2018-03-16 @新国立劇場
指揮⇒フレデリック・シャスラン
演出⇒チェーザレ・リエヴィ
美術⇒ルイジ・ペーレゴ
衣裳⇒マリーナ・ルクサルド
照明⇒立田雄志
合唱⇒新国立劇場合唱団
管弦楽⇒東京フィルハーモニー交響楽団
アディーナ⇒ルクレツィア・ドレイ
ネモリーノ⇒サイミール・ピルグ
ベルコーレ⇒大沼徹
ドゥルカマーラ⇒レナート・ジローラミ
ジャンネッタ⇒吉原圭子
ガエターノ・ドニゼッティ:全2幕〈イタリア語上演/字幕付〉
予定上演時間:約2時間35分
第Ⅰ幕70分
--休憩25分--
第Ⅱ幕60分
「愛の妙薬」に関してはバーデン・バーデン歌劇場、MET、ミラノ・スカラ座のBDを持っているが、それぞれ演出がまったく異なるけど、それぞれに面白い。特にスカラ座のはミラノの本物の空港のレストランやロビーで旅行客などに混じってオペラを進行させるというとんでもない企画だが、これがちゃんと楽しめる。

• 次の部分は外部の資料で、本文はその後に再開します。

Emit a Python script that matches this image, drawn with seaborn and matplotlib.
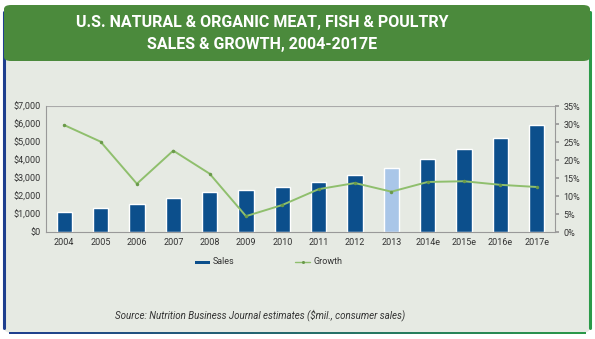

やはり、レシタティーヴォ、ソロのアリア、2重唱、3重唱にそれぞれ魅力があり、オペラのアリアというよりカンツォーネのように親しみやすい音楽が溢れていることが、どんなに設定を変えてもこのオペラを楽しめる第一の要素ではないか。そして合唱も大活躍して、明るい雰囲気を大いに盛り上げてくれる。
「愛の妙薬」とは「トリスタンとイゾルデ」にヒントを得た偽の惚れ薬だが、貧乏な青年農夫(ネモリーノ)が村の金持ちで美しい娘アディーナの愛を得ようと実は安物のワインにすぎない「愛の妙薬」を飲んだところ、これまで見向きもしてくれなかった村の娘達に急にちやほやされ始めるのを見て早速クスリが効いたと勘違いするが、それは彼の親戚が亡くなって大金を相続することになったためだったのだが、肝心のアディーナには通用しないなど、一捻りしてあるところも面白い。やがてはネモリーノの誠実さがアディーナにも通じてめでたしめでたし、と丸く収まって分かり易い。
2幕構成で、正味は2時間10分というコンパクトさもいい。主要登場人物は5人(いや、1人は大した役ではないので実質は4人か)なので、役どころにまごつくこともない。
音楽の、一番の聴きどころは2幕終盤のネモリーノのアリア「人知れぬ涙」だ。ドニゼッティの全オペラ作品の中でも一番人気曲だと言われている。非常にメランコリックで切ないメロディだ。そして、数回聴けば憶えられるような簡素な作りだ。
でも、このアリアは、話の脈絡にうまく噛み合わない場違いさがあるのだけど、観客としては、筋は筋、歌は歌、と割り切って、この異次元空間にしばし酔いたいのだから文句を言う人はいないだろう。
新国立劇場では2010年、2013年に続く三演なので、演出や美術なども過去の公演を基本的には踏襲しているのだろう。舞台装置は大きな本(トリスタンとイゾルデ)や大小の本が並び替えられていろんな舞台に早変わりするが、そんなに「本」や「言葉」にこだわるような必然性は無いと思うが、さりとてこれもありか、と思った。
前回の「ホフマン物語」でも衣裳などは原色で派手派手しかったが、今回の「愛の妙薬」も色使いは派手だ。ただ、全体にパステル調で統一されていたので、無用な刺激はなく、なかなかきれいだった。照明も効果的だった。